--- start EXERCISE INPUTS ---
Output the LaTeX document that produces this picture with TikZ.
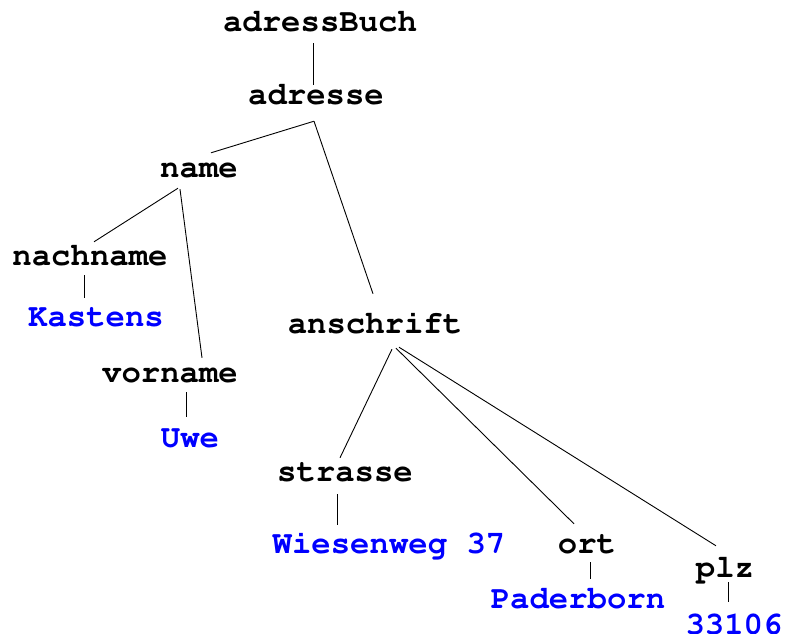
--- end EXERCISE INPUTS ---
--- start EXERCISE INPUTS ---
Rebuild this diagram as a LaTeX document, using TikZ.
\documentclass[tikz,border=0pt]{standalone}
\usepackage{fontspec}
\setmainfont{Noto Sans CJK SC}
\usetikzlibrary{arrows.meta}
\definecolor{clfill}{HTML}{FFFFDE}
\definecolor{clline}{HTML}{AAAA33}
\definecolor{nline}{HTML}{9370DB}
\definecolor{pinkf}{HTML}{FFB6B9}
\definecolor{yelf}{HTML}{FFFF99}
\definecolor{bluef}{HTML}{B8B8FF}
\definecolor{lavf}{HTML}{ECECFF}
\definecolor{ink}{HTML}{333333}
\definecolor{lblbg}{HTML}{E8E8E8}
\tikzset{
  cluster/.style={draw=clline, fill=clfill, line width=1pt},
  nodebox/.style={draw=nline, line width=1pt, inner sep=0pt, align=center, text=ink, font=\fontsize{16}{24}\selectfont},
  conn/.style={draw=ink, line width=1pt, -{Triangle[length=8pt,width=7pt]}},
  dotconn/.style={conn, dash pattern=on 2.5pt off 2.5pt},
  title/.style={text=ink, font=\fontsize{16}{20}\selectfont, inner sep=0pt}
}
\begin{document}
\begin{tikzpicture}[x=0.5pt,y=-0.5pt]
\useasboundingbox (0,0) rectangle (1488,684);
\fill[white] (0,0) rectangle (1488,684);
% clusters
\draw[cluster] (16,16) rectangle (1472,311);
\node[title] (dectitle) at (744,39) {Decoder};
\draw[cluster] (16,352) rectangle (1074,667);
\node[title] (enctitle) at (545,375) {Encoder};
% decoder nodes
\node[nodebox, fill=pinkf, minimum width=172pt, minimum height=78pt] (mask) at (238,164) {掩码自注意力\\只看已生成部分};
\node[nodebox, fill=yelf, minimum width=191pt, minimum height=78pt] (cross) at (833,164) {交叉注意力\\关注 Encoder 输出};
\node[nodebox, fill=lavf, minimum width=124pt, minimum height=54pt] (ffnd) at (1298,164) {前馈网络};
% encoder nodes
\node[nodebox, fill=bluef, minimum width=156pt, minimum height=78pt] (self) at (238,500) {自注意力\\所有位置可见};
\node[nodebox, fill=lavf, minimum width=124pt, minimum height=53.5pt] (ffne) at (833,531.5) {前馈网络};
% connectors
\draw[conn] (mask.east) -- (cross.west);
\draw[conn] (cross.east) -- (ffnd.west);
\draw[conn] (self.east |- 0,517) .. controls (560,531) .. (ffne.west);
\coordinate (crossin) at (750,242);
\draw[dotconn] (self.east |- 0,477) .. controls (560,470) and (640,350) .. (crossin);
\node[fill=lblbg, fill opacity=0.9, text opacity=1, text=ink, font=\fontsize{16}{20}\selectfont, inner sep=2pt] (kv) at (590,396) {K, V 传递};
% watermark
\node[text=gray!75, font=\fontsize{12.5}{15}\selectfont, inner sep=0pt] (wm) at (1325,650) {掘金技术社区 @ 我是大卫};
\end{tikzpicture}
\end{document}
--- end EXERCISE INPUTS ---
--- start EXERCISE INPUTS ---
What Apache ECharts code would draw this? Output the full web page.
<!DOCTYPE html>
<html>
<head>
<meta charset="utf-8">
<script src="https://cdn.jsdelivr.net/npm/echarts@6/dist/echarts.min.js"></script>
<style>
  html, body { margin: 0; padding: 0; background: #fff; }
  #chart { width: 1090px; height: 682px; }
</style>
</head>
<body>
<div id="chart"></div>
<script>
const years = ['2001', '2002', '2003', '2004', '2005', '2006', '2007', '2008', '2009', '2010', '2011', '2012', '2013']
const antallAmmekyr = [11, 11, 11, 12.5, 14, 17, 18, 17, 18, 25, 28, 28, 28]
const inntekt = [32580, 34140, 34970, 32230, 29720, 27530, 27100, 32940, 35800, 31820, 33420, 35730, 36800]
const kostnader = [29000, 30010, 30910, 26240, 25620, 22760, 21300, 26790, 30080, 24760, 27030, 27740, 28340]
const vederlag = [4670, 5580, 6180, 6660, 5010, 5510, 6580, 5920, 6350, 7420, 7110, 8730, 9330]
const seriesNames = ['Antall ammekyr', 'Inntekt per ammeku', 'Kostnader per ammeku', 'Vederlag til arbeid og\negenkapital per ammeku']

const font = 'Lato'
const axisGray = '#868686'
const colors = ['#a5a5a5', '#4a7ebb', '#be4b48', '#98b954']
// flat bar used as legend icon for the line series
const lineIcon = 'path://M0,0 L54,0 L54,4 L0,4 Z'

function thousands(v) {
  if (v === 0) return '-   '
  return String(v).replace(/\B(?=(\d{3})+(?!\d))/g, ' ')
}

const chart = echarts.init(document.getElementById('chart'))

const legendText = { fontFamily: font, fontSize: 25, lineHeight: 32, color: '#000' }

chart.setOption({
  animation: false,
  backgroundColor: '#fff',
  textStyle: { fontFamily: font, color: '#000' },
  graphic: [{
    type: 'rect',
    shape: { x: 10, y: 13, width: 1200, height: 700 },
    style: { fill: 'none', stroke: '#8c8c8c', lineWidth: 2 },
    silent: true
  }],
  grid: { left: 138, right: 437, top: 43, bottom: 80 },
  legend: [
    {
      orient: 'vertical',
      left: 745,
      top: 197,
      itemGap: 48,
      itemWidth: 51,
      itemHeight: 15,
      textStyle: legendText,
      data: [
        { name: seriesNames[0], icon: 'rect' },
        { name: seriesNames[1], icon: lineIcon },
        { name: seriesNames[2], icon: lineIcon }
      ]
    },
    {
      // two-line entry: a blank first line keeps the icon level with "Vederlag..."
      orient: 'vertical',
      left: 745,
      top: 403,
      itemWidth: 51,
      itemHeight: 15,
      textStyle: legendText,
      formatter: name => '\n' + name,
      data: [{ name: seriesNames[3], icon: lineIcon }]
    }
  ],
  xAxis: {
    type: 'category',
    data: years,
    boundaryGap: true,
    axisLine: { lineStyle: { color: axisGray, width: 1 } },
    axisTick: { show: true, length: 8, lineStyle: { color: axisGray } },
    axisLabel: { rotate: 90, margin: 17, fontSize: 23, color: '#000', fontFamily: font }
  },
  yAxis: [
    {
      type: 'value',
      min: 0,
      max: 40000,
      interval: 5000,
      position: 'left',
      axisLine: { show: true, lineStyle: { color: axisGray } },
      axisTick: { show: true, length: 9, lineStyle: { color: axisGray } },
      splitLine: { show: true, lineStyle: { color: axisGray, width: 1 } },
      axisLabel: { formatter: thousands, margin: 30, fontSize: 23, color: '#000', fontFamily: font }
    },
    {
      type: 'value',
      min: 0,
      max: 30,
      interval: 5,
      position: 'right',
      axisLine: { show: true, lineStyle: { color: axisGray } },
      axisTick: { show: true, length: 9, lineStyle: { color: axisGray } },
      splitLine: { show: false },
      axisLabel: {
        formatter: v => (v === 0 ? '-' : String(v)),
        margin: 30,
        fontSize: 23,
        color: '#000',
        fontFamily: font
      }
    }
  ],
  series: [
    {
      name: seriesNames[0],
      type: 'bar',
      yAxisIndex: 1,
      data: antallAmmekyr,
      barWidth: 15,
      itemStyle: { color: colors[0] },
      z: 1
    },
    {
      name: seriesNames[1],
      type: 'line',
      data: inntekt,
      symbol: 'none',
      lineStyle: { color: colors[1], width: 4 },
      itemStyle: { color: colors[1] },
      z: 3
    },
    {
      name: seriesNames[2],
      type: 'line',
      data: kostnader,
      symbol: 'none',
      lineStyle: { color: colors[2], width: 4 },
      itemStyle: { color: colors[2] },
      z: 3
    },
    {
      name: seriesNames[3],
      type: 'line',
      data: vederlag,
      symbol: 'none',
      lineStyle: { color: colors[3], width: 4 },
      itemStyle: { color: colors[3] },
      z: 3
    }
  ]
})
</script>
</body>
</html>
--- end EXERCISE INPUTS ---
• [DO THIS] Report only how many lines in the records contain the word "with".

• [TASK OUTPUT] 2